Why are we so easily seduced? First, we live in an era where visual media allows charismatic personalities to blur the jarring reality of state-ordered murder and nuclear proliferation. Second, we have trouble believing that leaders who experienced the comforts and freedoms of our open societies could possibly want anything different for their own.

And third, we believe — rightly for the most part — in human progress. When we see someone new and cosmopolitan after decades of grey Stalinist or medieval leaders, we think we see the change agent who will bring countries to the right side of history.
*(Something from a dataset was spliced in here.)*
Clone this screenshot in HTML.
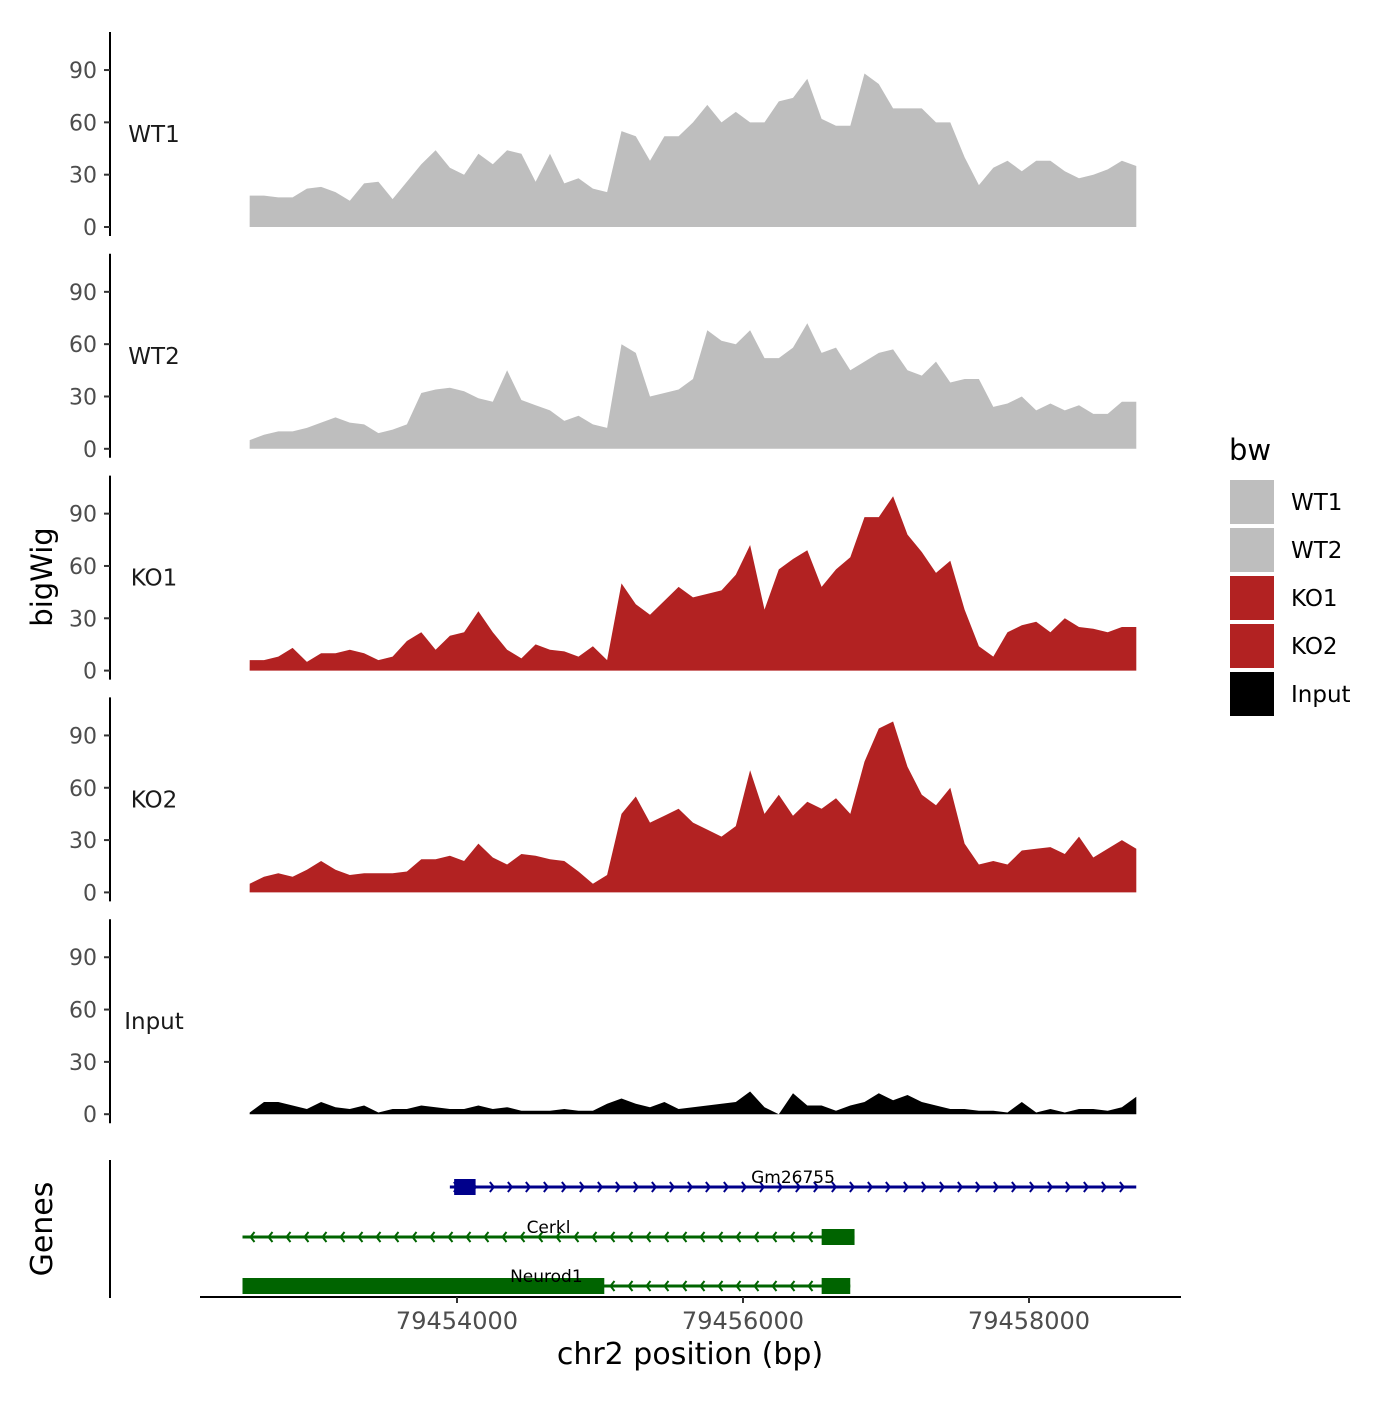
<!DOCTYPE html>
<html><head><meta charset="utf-8"><style>
body{margin:0;background:#fff}
svg{font-family:"DejaVu Sans","Liberation Sans",sans-serif}
</style></head><body>
<svg id="chart" width="1400" height="1400" xmlns="http://www.w3.org/2000/svg"></svg>
<script>
const trackNames=["WT1","WT2","KO1","KO2","Input"];
const trackColors=["#bebebe","#bebebe","#b22222","#b22222","#000000"];
const startBp=79452550, stepBp=100;
const wt1=[18,18,17,17,22,23,20,15,25,26,16,26,36,44,34,30,42,36,44,42,26,42,25,28,22,20,55,52,38,52,52,60,70,60,66,60,60,72,74,85,62,58,58,88,82,68,68,68,60,60,40,24,34,38,32,38,38,32,28,30,33,38,35];
const wt2=[5,8,10,10,12,15,18,15,14,9,11,14,32,34,35,33,29,27,45,28,25,22,16,19,14,12,60,55,30,32,34,40,68,62,60,68,52,52,58,72,55,58,45,50,55,57,45,42,50,38,40,40,24,26,30,22,26,22,25,20,20,27,27];
const ko1=[6,6,8,13,5,10,10,12,10,6,8,17,22,12,20,22,34,22,12,7,15,12,11,8,14,6,50,38,32,40,48,42,44,46,55,72,35,58,64,69,48,58,65,88,88,100,78,68,56,63,35,14,8,22,26,28,22,30,25,24,22,25,25];
const ko2=[5,9,11,9,13,18,13,10,11,11,11,12,19,19,21,18,28,20,16,22,21,19,18,12,5,10,45,55,40,44,48,40,36,32,38,70,45,56,44,52,48,54,45,75,94,98,72,56,50,60,28,16,18,16,24,25,26,22,32,20,25,30,25];
const input=[1,7,7,5,3,7,4,3,5,1,3,3,5,4,3,3,5,3,4,2,2,2,3,2,2,6,9,6,4,7,3,4,5,6,7,13,4,0,12,5,5,2,5,7,12,8,11,7,5,3,3,2,2,1,7,1,3,1,3,3,2,4,10];
const seriesValues=[wt1,wt2,ko1,ko2,input];
const yTicks=[0,30,60,90];
const xTicks=[79454000,79456000,79458000];
const genes=[
 {name:"Gm26755",strand:"+",start:79453950,end:79458750,exons:[[79453980,79454130]],row:0,color:"#00008b"},
 {name:"Cerkl",strand:"-",start:79452500,end:79456780,exons:[[79456550,79456780]],row:1,color:"#006400"},
 {name:"Neurod1",strand:"-",start:79452500,end:79456750,exons:[[79452500,79455030],[79456550,79456750]],row:2,color:"#006400"}
];
const NS="http://www.w3.org/2000/svg";
const svg=document.getElementById("chart");
function mk(tag,attrs,parent){const e=document.createElementNS(NS,tag);for(const k in attrs)e.setAttribute(k,attrs[k]);(parent||svg).appendChild(e);return e;}
const xScale=bp=>457+(bp-79454000)*0.143;
const panelZero=i=>227+i*221.8;
const yScale=(i,v)=>panelZero(i)-v*1.744;

for(let i=0;i<5;i++){
  const g=mk("g",{});
  
  
  const vals=seriesValues[i];
  let d="M"+xScale(startBp)+","+panelZero(i);
  vals.forEach((v,j)=>{d+=" L"+xScale(startBp+j*stepBp).toFixed(1)+","+yScale(i,v).toFixed(1);});
  d+=" L"+xScale(startBp+(vals.length-1)*stepBp).toFixed(1)+","+panelZero(i)+" Z";
  const p=mk("path",{d:d,fill:trackColors[i],stroke:"none"},g);
  
  
  const ax=mk("line",{x1:110,x2:110,y1:panelZero(i)-195,y2:panelZero(i)+9,stroke:"#000","stroke-width":2},g);
  
  
  yTicks.forEach(t=>{
    const y=yScale(i,t);
    const tk=mk("line",{x1:104,x2:110,y1:y,y2:y,stroke:"#333","stroke-width":2},g);
    
    
    const tl=mk("text",{x:97,y:y+8,"text-anchor":"end","font-size":"22",fill:"#4d4d4d"},g);
    tl.textContent=t;
    
    
  });
  const lab=mk("text",{x:154,y:panelZero(i)-85,"text-anchor":"middle","font-size":"23",fill:"#1a1a1a"},g);
  lab.textContent=trackNames[i];
  
  
}
const yt=mk("text",{x:0,y:0,transform:"translate(52,577) rotate(-90)","text-anchor":"middle","font-size":"29",fill:"#000"});
yt.textContent="bigWig";


const gl=mk("line",{x1:110,x2:110,y1:1160,y2:1298,stroke:"#000","stroke-width":2});


const gt=mk("text",{x:0,y:0,transform:"translate(52,1229) rotate(-90)","text-anchor":"middle","font-size":"30",fill:"#000"});
gt.textContent="Genes";


const rowY=[1187,1237,1286];
genes.forEach(gn=>{
  const g=mk("g",{});
  
  
  const y=rowY[gn.row];
  const x1=xScale(gn.start),x2=xScale(gn.end);
  mk("line",{x1:x1,x2:x2,y1:y,y2:y,stroke:gn.color,"stroke-width":3},g);
  for(let x=x1+8;x<=x2;x+=18){
    const dx=gn.strand==="+"?-4:4;
    mk("polyline",{points:(x+dx)+","+(y-5)+" "+x+","+y+" "+(x+dx)+","+(y+5),fill:"none",stroke:gn.color,"stroke-width":2},g);
  }
  gn.exons.forEach(ex=>{
    const r=mk("rect",{x:xScale(ex[0]),y:y-8,width:xScale(ex[1])-xScale(ex[0]),height:16,fill:gn.color},g);
    
    
  });
  const t=mk("text",{x:(x1+x2)/2,y:y-4,"text-anchor":"middle","font-size":"17",fill:"#000"},g);
  t.textContent=gn.name;
  
  
});
const xa=mk("line",{x1:200,x2:1181,y1:1297,y2:1297,stroke:"#000","stroke-width":2});


xTicks.forEach(t=>{
  const x=xScale(t);
  const tk=mk("line",{x1:x,x2:x,y1:1297,y2:1303,stroke:"#333","stroke-width":2});
  
  
  const tl=mk("text",{x:x,y:1329,"text-anchor":"middle","font-size":"24",fill:"#4d4d4d"});
  tl.textContent=t;
  
  
});
const xt=mk("text",{x:690,y:1364,"text-anchor":"middle","font-size":"30",fill:"#000"});
xt.textContent="chr2 position (bp)";


const lg=mk("g",{});


const lt=mk("text",{x:1229,y:460,"font-size":"29",fill:"#000"},lg);
lt.textContent="bw";


trackNames.forEach((n,i)=>{
  const e=mk("g",{},lg);
  
  
  mk("rect",{x:1230,y:480+i*48,width:44,height:44,fill:trackColors[i]},e);
  const t=mk("text",{x:1291,y:510+i*48,"font-size":"23",fill:"#000"},e);
  t.textContent=n;
});
</script>
</body></html>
The fact is, however, that no bloodline heir to a dynastic dictatorship in the modern era has ever liberalized their society or reduced the threat of violence against their neighbors or their own people. To the contrary, they have been more repressive and more dangerous than their fathers. This does not mean that engagement with North Korea should be abandoned (or that the United States can easily afford to cut off Saudi Arabia). But it should serve as yet another healthy dose of skepticism as we seek a diplomatic path forward with Pyongyang. Kim Jong-un’s different image is intriguing, but it is his actions that will matter.